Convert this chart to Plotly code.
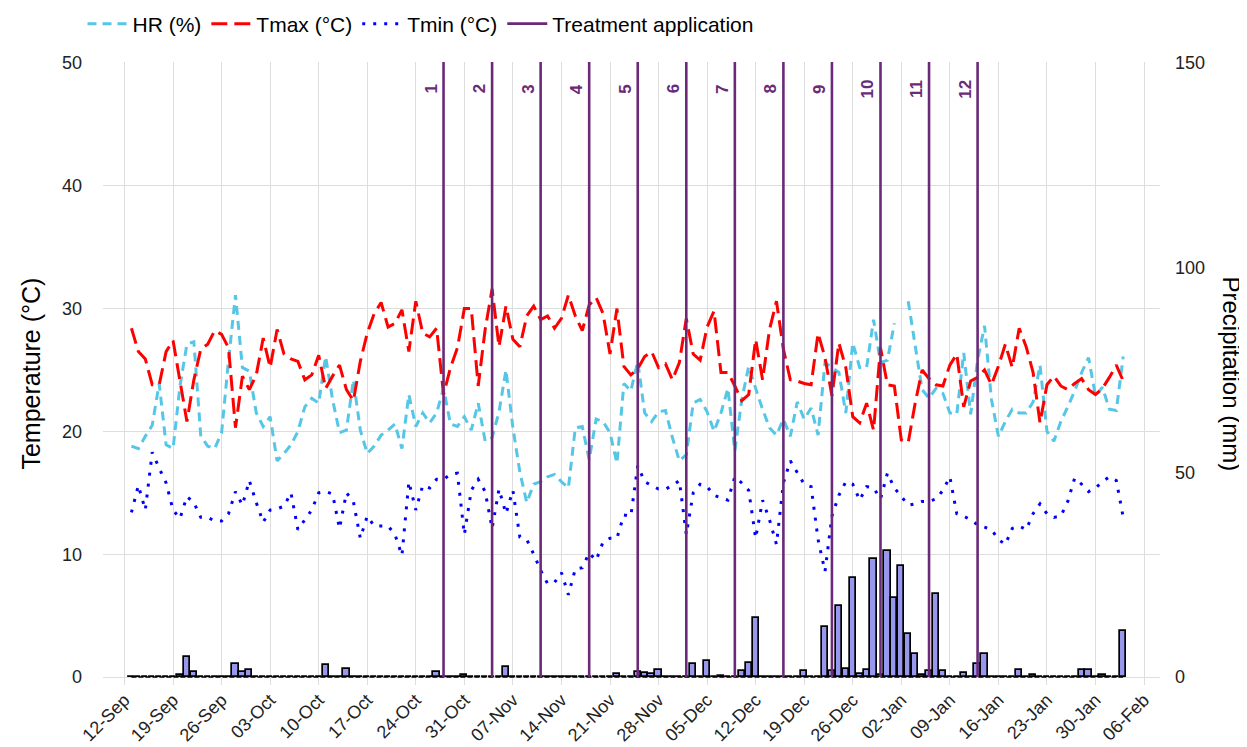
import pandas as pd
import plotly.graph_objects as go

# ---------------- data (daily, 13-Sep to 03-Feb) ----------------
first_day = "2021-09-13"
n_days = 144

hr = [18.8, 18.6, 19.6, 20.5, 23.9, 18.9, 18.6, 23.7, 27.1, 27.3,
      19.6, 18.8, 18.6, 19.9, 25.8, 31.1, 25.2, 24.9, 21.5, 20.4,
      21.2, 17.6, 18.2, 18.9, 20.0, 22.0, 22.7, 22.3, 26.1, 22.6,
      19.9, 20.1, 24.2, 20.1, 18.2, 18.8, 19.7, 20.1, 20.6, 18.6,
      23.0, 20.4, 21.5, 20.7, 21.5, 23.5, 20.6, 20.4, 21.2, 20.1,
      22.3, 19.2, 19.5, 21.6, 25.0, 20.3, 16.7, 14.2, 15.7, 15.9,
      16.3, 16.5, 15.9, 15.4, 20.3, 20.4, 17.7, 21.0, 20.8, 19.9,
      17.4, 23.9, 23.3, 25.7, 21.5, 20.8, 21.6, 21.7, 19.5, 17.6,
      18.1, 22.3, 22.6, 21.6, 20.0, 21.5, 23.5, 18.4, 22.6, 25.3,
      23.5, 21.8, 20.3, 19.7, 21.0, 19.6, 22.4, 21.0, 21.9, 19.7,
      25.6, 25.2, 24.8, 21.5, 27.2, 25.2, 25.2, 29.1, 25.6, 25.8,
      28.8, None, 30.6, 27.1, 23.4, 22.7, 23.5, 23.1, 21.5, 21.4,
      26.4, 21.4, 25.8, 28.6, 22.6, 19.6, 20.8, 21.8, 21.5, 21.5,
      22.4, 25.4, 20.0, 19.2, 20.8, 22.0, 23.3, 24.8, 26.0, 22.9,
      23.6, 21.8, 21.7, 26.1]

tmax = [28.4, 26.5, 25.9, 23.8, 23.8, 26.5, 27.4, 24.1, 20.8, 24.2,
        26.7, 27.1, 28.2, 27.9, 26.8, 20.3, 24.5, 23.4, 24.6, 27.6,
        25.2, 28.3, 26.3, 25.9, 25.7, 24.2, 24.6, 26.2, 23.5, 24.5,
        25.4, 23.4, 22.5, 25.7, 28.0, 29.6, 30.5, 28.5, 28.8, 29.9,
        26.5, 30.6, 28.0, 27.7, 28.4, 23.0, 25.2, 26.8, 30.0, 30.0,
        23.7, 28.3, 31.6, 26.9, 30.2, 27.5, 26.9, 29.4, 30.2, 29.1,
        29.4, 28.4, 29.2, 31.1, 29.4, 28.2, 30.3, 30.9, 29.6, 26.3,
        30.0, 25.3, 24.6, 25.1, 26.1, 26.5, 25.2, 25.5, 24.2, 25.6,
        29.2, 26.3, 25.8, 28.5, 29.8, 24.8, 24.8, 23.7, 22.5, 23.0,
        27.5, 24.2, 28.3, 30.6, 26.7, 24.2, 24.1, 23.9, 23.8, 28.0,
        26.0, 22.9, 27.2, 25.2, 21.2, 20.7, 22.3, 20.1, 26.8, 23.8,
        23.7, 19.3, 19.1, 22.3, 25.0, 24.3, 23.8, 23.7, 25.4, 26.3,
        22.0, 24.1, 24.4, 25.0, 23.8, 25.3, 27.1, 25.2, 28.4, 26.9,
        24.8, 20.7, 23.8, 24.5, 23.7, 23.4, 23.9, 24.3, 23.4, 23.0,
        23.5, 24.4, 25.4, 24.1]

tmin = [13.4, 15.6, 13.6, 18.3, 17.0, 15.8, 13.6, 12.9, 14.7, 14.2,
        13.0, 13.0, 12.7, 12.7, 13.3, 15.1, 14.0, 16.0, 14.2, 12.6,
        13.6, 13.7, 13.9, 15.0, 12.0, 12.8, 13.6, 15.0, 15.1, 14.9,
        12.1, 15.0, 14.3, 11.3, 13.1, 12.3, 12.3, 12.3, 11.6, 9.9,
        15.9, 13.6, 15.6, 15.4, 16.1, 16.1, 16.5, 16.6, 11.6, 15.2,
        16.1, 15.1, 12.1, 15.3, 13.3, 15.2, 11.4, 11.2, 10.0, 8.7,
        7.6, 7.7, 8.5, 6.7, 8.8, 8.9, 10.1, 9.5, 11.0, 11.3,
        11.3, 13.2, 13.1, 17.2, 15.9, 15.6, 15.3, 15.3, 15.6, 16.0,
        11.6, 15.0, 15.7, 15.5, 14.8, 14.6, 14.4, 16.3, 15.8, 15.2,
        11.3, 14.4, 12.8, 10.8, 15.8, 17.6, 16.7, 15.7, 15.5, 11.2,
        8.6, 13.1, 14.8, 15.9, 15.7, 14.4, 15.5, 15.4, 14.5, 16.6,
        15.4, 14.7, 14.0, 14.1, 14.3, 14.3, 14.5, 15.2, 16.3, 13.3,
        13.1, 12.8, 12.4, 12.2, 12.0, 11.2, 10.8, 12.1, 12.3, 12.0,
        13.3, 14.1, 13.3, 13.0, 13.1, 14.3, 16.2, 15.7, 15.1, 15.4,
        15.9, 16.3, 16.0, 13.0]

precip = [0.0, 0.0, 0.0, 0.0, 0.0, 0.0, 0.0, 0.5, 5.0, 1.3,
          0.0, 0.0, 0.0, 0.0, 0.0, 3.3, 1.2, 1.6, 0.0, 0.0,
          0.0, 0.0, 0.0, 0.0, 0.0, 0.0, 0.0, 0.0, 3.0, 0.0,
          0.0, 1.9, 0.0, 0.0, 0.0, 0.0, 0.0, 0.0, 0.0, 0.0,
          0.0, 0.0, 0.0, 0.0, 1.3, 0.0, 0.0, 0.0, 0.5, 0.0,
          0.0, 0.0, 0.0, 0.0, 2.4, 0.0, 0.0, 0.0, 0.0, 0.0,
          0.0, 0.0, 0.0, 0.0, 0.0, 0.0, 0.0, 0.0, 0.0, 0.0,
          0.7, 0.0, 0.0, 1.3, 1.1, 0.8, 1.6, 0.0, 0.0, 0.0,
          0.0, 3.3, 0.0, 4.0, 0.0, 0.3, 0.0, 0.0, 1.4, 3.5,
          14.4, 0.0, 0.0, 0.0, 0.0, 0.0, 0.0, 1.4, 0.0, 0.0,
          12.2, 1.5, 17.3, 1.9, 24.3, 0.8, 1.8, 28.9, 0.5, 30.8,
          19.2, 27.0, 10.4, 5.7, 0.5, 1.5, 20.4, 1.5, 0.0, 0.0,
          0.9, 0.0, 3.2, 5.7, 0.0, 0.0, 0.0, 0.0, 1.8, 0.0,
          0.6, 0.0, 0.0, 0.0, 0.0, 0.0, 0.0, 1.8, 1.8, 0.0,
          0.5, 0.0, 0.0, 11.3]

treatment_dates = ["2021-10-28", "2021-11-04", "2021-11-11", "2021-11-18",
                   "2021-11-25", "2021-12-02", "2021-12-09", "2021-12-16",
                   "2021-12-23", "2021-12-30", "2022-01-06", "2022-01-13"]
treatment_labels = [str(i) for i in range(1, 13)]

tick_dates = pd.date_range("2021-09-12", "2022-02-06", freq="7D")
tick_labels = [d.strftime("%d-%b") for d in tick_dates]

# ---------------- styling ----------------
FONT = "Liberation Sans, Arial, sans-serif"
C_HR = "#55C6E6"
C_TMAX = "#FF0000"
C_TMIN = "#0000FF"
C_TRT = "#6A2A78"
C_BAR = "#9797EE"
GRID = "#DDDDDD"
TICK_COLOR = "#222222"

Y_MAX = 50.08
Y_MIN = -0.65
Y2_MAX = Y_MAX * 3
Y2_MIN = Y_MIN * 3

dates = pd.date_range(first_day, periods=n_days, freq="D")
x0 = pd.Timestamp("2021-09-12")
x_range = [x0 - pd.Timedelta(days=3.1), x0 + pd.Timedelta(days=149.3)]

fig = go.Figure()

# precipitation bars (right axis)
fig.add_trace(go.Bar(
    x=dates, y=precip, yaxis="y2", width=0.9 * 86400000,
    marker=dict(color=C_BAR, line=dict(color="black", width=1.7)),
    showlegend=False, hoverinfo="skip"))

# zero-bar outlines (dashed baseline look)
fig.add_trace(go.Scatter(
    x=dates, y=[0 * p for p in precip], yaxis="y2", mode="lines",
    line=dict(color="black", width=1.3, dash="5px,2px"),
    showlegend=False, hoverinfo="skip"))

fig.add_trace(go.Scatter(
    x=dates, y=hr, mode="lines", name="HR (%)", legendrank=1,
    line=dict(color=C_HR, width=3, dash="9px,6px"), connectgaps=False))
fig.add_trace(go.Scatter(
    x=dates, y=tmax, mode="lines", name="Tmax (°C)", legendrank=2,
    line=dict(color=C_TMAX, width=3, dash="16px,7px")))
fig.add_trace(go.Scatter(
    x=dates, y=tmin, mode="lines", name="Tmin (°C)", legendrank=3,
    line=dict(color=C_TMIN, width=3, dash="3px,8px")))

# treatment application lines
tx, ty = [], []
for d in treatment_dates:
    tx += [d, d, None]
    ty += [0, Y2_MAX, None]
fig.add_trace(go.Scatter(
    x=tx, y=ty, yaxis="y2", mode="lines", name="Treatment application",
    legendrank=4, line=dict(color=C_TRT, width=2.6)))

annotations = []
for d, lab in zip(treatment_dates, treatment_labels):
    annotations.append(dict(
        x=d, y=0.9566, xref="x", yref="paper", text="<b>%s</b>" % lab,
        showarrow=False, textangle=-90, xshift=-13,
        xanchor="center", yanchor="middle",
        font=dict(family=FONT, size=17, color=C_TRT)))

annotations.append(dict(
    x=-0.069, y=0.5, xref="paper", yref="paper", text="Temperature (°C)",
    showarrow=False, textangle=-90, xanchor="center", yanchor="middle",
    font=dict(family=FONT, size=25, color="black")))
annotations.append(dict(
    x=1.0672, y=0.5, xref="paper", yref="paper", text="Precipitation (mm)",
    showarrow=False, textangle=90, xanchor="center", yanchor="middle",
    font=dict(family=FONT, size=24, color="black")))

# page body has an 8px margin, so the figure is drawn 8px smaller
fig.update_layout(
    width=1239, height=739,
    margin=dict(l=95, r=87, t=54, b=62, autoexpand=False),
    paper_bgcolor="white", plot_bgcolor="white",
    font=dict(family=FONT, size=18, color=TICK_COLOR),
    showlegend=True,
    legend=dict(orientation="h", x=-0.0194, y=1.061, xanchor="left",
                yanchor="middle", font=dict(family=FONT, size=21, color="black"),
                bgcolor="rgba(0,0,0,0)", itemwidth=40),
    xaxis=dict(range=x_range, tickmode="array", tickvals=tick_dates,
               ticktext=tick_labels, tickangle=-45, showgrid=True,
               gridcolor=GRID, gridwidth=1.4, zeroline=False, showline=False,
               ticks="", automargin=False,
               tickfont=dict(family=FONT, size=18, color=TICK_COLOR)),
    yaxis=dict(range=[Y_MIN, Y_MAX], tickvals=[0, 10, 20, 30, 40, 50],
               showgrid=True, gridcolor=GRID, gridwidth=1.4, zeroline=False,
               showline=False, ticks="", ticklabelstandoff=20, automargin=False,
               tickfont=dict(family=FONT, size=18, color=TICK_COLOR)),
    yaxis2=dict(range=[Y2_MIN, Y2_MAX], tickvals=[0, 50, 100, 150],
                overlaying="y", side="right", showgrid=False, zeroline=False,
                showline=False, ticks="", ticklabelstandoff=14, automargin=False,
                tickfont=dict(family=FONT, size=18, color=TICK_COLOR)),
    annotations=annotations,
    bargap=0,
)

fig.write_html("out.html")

-*-

Your task
Repeat the lines above, starting at the first and stopping after the line that holds "n_days = 144", with the pictures left out.

Expected output
Convert this chart to Plotly code.
import pandas as pd
import plotly.graph_objects as go

# ---------------- data (daily, 13-Sep to 03-Feb) ----------------
first_day = "2021-09-13"
n_days = 144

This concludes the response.